> **WORK TO DO**
Begin with the first line of the material and write out each line exactly, ending with the line that contains "const acheErr = [40, 40, 40, 40, 40, 35, 40];". Pictures are not part of the copy.

> **SUPPLIED DATA**
____________
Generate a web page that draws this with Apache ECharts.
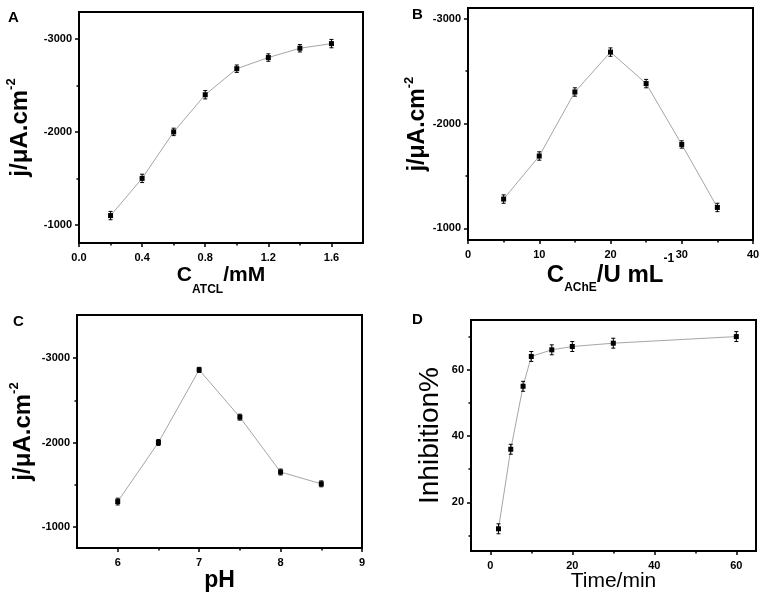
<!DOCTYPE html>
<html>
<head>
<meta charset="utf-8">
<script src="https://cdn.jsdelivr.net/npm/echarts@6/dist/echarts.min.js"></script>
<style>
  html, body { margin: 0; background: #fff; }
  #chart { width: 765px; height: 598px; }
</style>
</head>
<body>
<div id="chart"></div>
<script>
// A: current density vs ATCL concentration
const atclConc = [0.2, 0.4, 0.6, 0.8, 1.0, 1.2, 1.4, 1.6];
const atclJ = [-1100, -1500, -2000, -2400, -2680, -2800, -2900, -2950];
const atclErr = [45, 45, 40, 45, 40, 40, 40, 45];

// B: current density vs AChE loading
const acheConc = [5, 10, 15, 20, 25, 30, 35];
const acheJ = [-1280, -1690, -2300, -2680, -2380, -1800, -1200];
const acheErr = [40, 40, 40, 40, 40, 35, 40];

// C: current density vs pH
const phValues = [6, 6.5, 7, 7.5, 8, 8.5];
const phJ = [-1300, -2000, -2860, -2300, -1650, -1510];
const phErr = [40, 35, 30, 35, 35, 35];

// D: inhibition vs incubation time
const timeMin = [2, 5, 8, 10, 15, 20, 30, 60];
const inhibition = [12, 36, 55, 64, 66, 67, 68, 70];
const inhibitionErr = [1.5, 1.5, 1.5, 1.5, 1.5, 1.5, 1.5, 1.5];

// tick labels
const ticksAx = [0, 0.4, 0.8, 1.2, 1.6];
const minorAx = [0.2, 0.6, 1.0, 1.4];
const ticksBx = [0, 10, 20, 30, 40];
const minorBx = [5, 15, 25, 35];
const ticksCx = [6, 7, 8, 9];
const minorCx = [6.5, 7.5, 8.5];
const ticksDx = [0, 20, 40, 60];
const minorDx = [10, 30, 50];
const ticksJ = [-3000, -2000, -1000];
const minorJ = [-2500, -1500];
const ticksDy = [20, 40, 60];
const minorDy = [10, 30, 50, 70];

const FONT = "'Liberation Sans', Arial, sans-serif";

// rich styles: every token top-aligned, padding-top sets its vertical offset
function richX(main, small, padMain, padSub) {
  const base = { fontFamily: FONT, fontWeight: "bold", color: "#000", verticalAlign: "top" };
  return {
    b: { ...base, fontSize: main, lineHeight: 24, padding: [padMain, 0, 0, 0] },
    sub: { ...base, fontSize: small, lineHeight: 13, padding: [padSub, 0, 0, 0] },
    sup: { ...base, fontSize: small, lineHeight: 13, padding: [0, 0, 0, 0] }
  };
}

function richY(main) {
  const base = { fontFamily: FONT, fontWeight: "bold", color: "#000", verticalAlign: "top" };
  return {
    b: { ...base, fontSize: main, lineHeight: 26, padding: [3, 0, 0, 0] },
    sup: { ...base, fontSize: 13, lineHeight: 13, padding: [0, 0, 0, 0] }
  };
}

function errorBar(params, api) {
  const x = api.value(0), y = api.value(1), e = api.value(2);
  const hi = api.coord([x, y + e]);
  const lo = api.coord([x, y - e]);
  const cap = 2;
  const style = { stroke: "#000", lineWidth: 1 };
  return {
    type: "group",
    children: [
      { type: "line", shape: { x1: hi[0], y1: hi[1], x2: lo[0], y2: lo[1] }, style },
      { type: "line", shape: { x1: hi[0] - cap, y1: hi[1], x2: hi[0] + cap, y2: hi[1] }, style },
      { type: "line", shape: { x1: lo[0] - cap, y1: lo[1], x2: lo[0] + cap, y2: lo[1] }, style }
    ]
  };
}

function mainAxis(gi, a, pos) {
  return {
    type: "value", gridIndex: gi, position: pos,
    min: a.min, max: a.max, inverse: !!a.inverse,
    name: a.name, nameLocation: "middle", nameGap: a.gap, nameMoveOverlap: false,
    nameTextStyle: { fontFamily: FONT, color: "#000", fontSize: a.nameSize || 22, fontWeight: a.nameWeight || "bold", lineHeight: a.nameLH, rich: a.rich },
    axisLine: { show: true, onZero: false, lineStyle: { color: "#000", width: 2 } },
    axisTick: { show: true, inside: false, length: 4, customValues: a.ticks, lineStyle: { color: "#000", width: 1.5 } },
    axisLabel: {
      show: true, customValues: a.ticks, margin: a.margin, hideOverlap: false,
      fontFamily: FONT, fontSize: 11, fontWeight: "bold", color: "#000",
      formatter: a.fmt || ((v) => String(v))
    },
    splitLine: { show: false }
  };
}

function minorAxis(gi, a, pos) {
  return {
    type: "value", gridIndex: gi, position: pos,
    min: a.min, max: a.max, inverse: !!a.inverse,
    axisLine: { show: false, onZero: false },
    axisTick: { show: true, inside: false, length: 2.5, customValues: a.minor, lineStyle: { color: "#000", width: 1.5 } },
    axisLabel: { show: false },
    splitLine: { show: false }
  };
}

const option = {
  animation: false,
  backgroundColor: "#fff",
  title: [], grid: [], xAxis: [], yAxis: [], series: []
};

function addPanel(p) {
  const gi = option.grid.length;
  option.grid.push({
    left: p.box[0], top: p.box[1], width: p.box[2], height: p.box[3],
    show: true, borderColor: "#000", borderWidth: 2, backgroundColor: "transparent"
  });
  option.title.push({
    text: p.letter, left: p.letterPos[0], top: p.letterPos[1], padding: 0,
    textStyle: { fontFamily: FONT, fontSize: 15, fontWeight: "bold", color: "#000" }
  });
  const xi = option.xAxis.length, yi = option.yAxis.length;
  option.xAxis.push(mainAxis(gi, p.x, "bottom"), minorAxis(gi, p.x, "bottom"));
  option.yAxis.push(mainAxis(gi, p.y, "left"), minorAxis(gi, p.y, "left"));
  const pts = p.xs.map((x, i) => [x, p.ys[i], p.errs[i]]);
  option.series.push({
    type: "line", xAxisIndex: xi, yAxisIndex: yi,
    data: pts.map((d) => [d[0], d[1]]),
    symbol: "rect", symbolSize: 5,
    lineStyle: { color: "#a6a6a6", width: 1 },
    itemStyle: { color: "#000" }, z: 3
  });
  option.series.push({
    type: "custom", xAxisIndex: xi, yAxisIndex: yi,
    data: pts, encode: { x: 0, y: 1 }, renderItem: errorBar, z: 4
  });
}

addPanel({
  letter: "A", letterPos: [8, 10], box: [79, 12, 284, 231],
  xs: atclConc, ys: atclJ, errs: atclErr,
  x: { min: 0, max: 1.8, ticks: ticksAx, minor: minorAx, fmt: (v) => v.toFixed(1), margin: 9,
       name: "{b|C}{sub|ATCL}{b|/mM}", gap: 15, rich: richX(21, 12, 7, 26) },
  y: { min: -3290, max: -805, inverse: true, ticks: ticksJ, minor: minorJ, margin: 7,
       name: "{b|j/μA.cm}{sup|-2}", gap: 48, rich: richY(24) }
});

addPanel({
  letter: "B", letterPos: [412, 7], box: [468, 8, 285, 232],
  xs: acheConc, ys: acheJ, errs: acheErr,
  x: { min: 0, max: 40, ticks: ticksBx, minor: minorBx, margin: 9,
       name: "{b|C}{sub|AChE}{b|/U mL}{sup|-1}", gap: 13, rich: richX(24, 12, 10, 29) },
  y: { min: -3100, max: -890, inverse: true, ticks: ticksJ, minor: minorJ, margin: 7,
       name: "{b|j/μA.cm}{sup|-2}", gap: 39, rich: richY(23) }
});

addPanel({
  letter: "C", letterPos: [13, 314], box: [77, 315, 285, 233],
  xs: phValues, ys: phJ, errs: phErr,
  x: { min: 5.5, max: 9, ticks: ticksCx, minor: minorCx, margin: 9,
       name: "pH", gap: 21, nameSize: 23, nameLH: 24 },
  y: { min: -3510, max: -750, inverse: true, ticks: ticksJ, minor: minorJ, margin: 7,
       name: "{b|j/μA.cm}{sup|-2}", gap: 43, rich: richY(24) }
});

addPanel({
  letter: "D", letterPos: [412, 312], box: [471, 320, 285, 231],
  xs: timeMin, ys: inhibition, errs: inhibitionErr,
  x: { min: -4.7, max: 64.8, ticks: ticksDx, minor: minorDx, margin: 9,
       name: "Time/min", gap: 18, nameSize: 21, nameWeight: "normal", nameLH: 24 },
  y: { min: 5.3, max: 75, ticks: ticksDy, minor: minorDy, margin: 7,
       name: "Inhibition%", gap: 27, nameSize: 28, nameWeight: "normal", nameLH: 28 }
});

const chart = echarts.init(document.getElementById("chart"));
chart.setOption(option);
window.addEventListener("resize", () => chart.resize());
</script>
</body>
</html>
____________
> **EXERCISE SOLUTION**
Generate a web page that draws this with Apache ECharts.
<!DOCTYPE html>
<html>
<head>
<meta charset="utf-8">
<script src="https://cdn.jsdelivr.net/npm/echarts@6/dist/echarts.min.js"></script>
<style>
  html, body { margin: 0; background: #fff; }
  #chart { width: 765px; height: 598px; }
</style>
</head>
<body>
<div id="chart"></div>
<script>
// A: current density vs ATCL concentration
const atclConc = [0.2, 0.4, 0.6, 0.8, 1.0, 1.2, 1.4, 1.6];
const atclJ = [-1100, -1500, -2000, -2400, -2680, -2800, -2900, -2950];
const atclErr = [45, 45, 40, 45, 40, 40, 40, 45];

// B: current density vs AChE loading
const acheConc = [5, 10, 15, 20, 25, 30, 35];
const acheJ = [-1280, -1690, -2300, -2680, -2380, -1800, -1200];
const acheErr = [40, 40, 40, 40, 40, 35, 40];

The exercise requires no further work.